In 2006, we strengthened our route to market in the US by reinvesting some of the proceeds from the sales of our non-core beverages businesses in the acquisitions of US bottling companies. Together with our existing operations, over 40% of our volumes are now consolidated into a single, scale, company-owned manufacturing and distribution system. We believe that this consolidation will allow us to significantly reduce our manufacturing and distribution costs and enable us to drive higher revenue growth as we increase our penetration of higher growth, higher margin channels; to be more responsive to our customers' needs and to better align our commercial programmes. In addition, these acquisitions have also given us increased access to fast-growing categories such as water and energy drinks through distribution rights to brands such as Glaceau (vitamin enhanced water) and Monster (energy drink) and ownership of the Deja Blue water brand.
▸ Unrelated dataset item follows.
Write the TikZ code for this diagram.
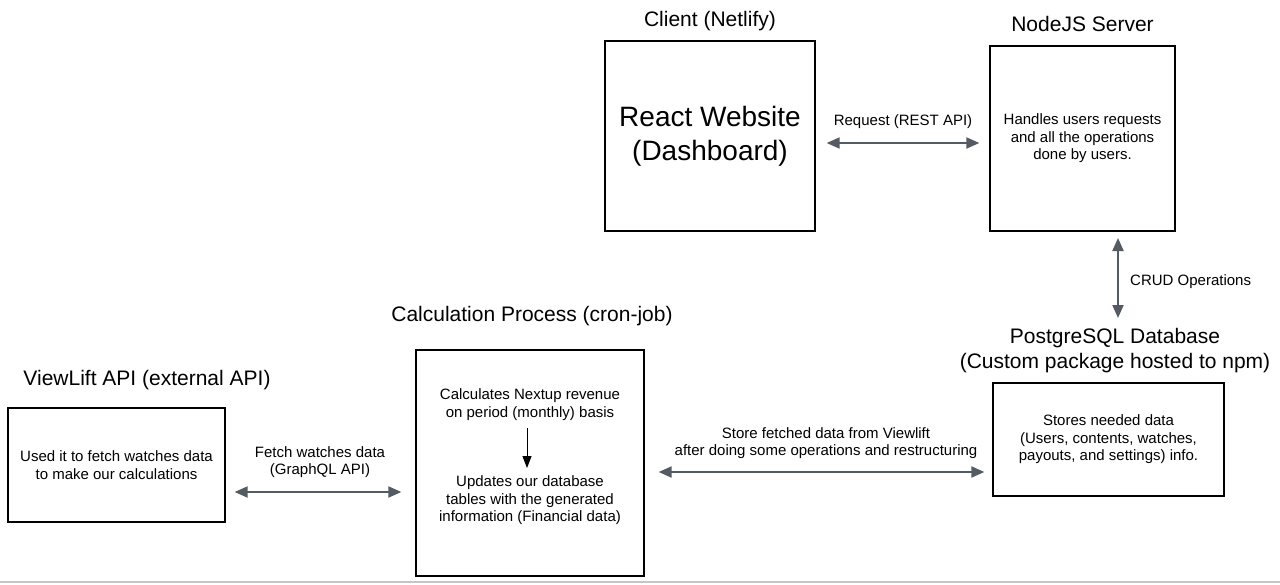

The largest of these acquisitions was Dr Pepper/Seven Up Bottling Group (now renamed Cadbury Schweppes Bottling Group or CSBG). We expect to realise synergies of US$120 million from this acquisition by 2010, with half realised by the end of 2008. We expect around a third of these synergies to come from cost savings, with the remainder from enhanced growth opportunities. We followed this with the purchase of two smaller bottling companies, All American Bottling Company and Seven Up Bottling Company of San Francisco, later in the year.
These acquisitions have already brought significant benefits. The integration of these bottlers is proceeding well and the performance of our core brands distributed through CSBG has improved, as a result of better execution with our retail partners, reduced complexity and costs, and greater alignment of brand and channel strategies.